**PROMPT:** The lines from the top of the material through the line with "7.7, 8.2, 8.2]" are to be set down exactly. Leave the pictures out.

═════ DATA ═════

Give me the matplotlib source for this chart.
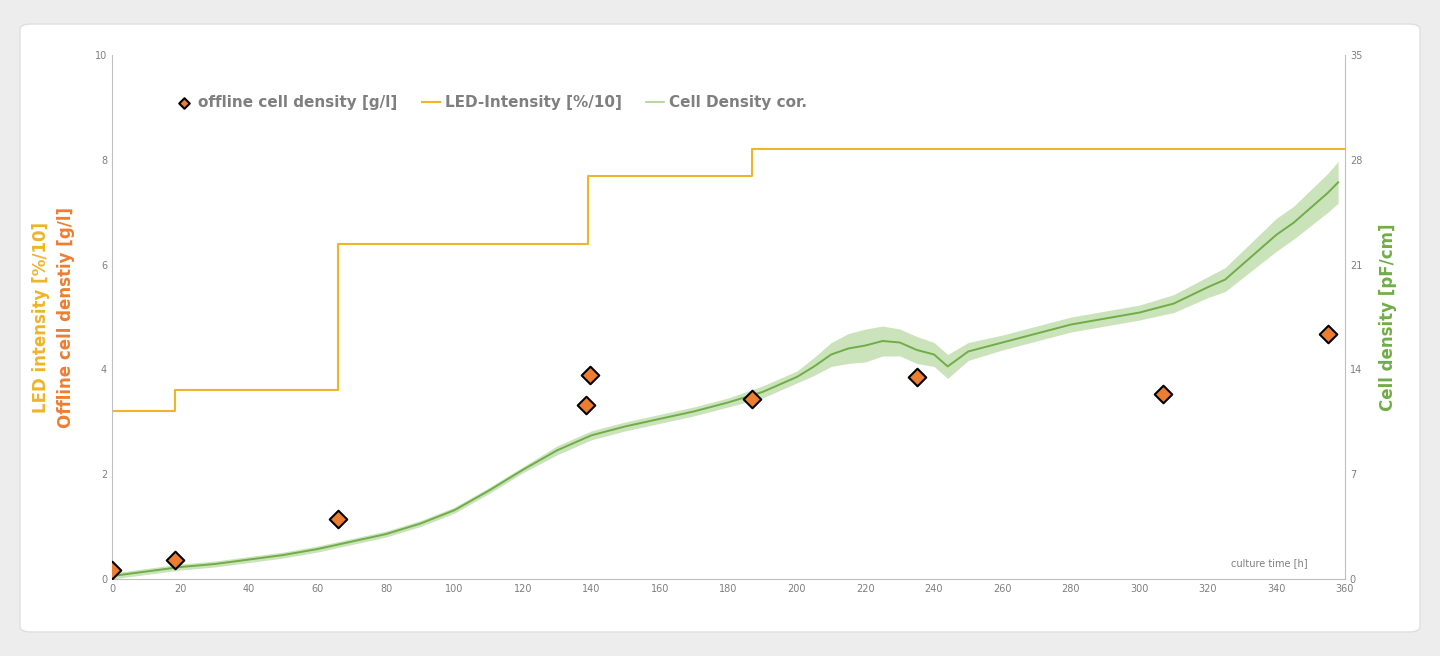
import matplotlib.pyplot as plt
from matplotlib.patches import FancyBboxPatch

# ==========================================
# Data
# ==========================================

offline_time = [0, 18.5, 66, 138.5, 139.5, 187, 235, 307, 355]
offline_density = [0.18, 0.37, 1.15, 3.33, 3.90, 3.43, 3.85, 3.53, 4.67]

led_time = [0, 18.5, 18.5, 66, 66, 139, 139, 187, 187, 360]
led_value = [3.2, 3.2, 3.6, 3.6, 6.4, 6.4, 7.7, 7.7, 8.2, 8.2]

cd_time = [0, 10, 20, 30, 40, 50, 60, 70, 80, 90, 100, 110, 120, 130, 140,
           150, 160, 170, 180, 190, 200, 205, 210, 215, 220, 225, 230, 235,
           240, 244, 250, 260, 270, 280, 290, 300, 310, 320, 325, 330, 335,
           340, 345, 350, 355, 358]
cd_value = [0.2, 0.5, 0.8, 1.0, 1.3, 1.6, 2.0, 2.5, 3.0, 3.7, 4.6, 5.9, 7.3,
            8.6, 9.6, 10.2, 10.7, 11.2, 11.8, 12.5, 13.5, 14.2, 15.0, 15.4,
            15.6, 15.9, 15.8, 15.3, 15.0, 14.2, 15.2, 15.8, 16.4, 17.0, 17.4,
            17.8, 18.4, 19.5, 20.0, 21.0, 22.0, 23.0, 23.8, 24.8, 25.8, 26.5]
cd_noise = [0.2, 0.2, 0.2, 0.2, 0.2, 0.2, 0.2, 0.2, 0.2, 0.2, 0.2, 0.2, 0.2,
            0.3, 0.3, 0.3, 0.3, 0.3, 0.3, 0.4, 0.4, 0.6, 0.8, 1.0, 1.1, 1.0,
            0.9, 0.9, 0.8, 0.8, 0.6, 0.5, 0.5, 0.5, 0.5, 0.5, 0.6, 0.7, 0.8,
            0.9, 1.0, 1.1, 1.1, 1.2, 1.3, 1.4]

ORANGE = "#f0b429"
DARK_ORANGE = "#ed7d31"
GREEN = "#70ad47"
GREY = "#7f7f7f"

# ==========================================
# Figure + card background
# ==========================================

fig = plt.figure(figsize=(14.4, 6.56), dpi=100)
fig.patch.set_facecolor("#ededed")
card = FancyBboxPatch((20 / 1440, 24 / 656), 1400 / 1440, 608 / 656,
                      boxstyle="round,pad=0,rounding_size=0.008",
                      transform=fig.transFigure, facecolor="white",
                      edgecolor="#e0e0e0", zorder=-10)
fig.patches.append(card)

ax = fig.add_axes([0.0778, 0.1174, 0.8562, 0.7986])
ax.patch.set_visible(False)
ax2 = ax.twinx()
ax2.patch.set_visible(False)
ax.set_zorder(2)
ax2.set_zorder(1)

# Cell density on the right axis
lower = [v - n for v, n in zip(cd_value, cd_noise)]
upper = [v + n for v, n in zip(cd_value, cd_noise)]
ax2.fill_between(cd_time, lower, upper, color="#a9d18e", alpha=0.6, lw=0)
ax2.plot(cd_time, cd_value, color=GREEN, lw=1.4)
ax2.set_ylim(0, 35)
ax2.set_yticks(range(0, 36, 7))

# LED intensity and offline density on the left axis
ax.plot(led_time, led_value, color=ORANGE, lw=1.5, label="LED-Intensity [%/10]")
ax.scatter(offline_time, offline_density, marker="D", s=80, color=DARK_ORANGE,
           edgecolor="black", linewidth=1.5, zorder=5,
           label="offline cell density [g/l]")
ax.plot([], [], color="#a9d18e", lw=1.2, label="Cell Density cor.")

ax.set_xlim(0, 360)
ax.set_ylim(0, 10)
ax.set_xticks(range(0, 361, 20))
ax.set_yticks(range(0, 11, 2))

for a in (ax, ax2):
    for side in ("top", "right", "left", "bottom"):
        a.spines[side].set_visible(False)
    a.tick_params(length=0, labelsize=7, colors=GREY)
ax.spines["left"].set_visible(True)
ax.spines["bottom"].set_visible(True)
ax2.spines["right"].set_visible(True)
for s in (ax.spines["left"], ax.spines["bottom"], ax2.spines["right"]):
    s.set_color("#bfbfbf")

ax.text(-0.05, 0.5, "LED intensity [%/10]", color=ORANGE, rotation=90,
        transform=ax.transAxes, ha="right", va="center", fontsize=12,
        fontweight="bold")
ax.text(-0.03, 0.5, "Offline cell denstiy [g/l]", color=DARK_ORANGE,
        rotation=90, transform=ax.transAxes, ha="right", va="center",
        fontsize=12, fontweight="bold")
ax2.set_ylabel("Cell density [pF/cm]", color=GREEN, fontsize=12,
               fontweight="bold", labelpad=12)
ax.text(0.97, 0.025, "culture time [h]", transform=ax.transAxes, ha="right",
        fontsize=7, color=GREY)

handles, labels = ax.get_legend_handles_labels()
order = [1, 0, 2]
leg = ax.legend([handles[i] for i in order], [labels[i] for i in order],
                loc="upper left", bbox_to_anchor=(0.04, 0.95), ncol=3,
                frameon=False, labelcolor=GREY, handlelength=1.2,
                handletextpad=0.3, columnspacing=1.6, markerscale=0.6,
                prop={"weight": "bold", "size": 11})

fig.savefig("out.png", dpi=100)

═════

**REPLY:**
Give me the matplotlib source for this chart.
import matplotlib.pyplot as plt
from matplotlib.patches import FancyBboxPatch

# ==========================================
# Data
# ==========================================

offline_time = [0, 18.5, 66, 138.5, 139.5, 187, 235, 307, 355]
offline_density = [0.18, 0.37, 1.15, 3.33, 3.90, 3.43, 3.85, 3.53, 4.67]

led_time = [0, 18.5, 18.5, 66, 66, 139, 139, 187, 187, 360]
led_value = [3.2, 3.2, 3.6, 3.6, 6.4, 6.4, 7.7, 7.7, 8.2, 8.2]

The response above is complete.